Superchargers and Turbochargers – what’s the difference?
Who doesn’t love a bit of forced induction? If the Fast and Furious films have taught us anything, it’s that turbochargers and superchargers are for life’s winners (and highly-wanted felons). The woosh of the turbo, the whine of the supercharger, the wheelies, the burnouts, it’s all brilliant.
But if we take Hollywood and Vin ‘Mr Potato Head’ Diesel out of the equation, we’re left with one important question about the two main types of forced induction: what’s the difference? Well, worry not, because we’ve got it all covered here in this handy guide.
Arguably the more common of the two, turbochargers work by sucking in ambient air, compressing it, forcing it though an intercooler and then dumping it into the engine along with the fuel. Lots of cold, fast-flowing air means better ignition, which means a bigger bang, which means more power.
Both a supercharger and a turbocharged deliver the same end result; more air into the engine. However, it’s the way they do it that separates them.
In the case of the turbocharger, it’s propelled by the exhaust gasses. A turbocharger has two halves, but both share the same shaft. On one side, you have compressor wheel, which as the name suggests, compresses the ambient air it sucks in. This is the air that goes into the engine.
On the other side of the shaft, you have the turbine wheel. This wheel shares the same shaft as the compressor wheel, sow hen the exhaust gases rush past it and make it spin, it in turn makes the compressor wheel spin. So it’s your exhaust that delivers the power the turbo needs. Simple, right?

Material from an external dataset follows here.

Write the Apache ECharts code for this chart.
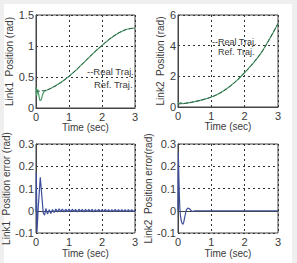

As we said, superchargers deliver the same end goal of compressed air into the engine. However, they don’t work by propulsion from exhaust gasses. Instead, a supercharger is connected, via a belt, to an output shaft that comes directly from the crank. As such, the supercharger gives as much as it gets – it’s powered by the speed of the engine.
Push harder on the throttle, the engine spins faster, the supercharger spins faster, it sucks in more are, you go even faster. Power can also be controlled by the size of the pulley. If the supercharger has a small pulley, it will be spun faster by the engine. A larger pulley, it spins faster.
So what’s best?
Well that’s a big question. It’s not a case of one being better than the other, it’s more about the application and how each one fits your needs. With that in mind, we’ve put a handy chart together for you:
No lag, the power is always there
Easier to maintain, simpler construction
They pull power direct from the engine
You need good power to even run one
Compressor tips can wear out, losing compression
Great for acceleration
Takes time to spool up, hence turbo lag
Complicated and costly if they go wrong
Turbos use the exhaust, not direct engine power
Turbos need very little power to operate
Bearings can fail, can damage engine internals
Great for high top speeds
There you go then, a basic understanding of how each one works. The supercharger is good, but as Vin showed us, you need a big engine just to get a supercharger to work. But as Brian demonstrated with his bright green Mitsubishi Eclipse, a smaller engine responds well to a turbo. At least as a general rule. You can put a supercharger on a small engine, you can put turbos on a big engine, it’s all a case of what you want to achieve. Either way, at least you now know what each one does!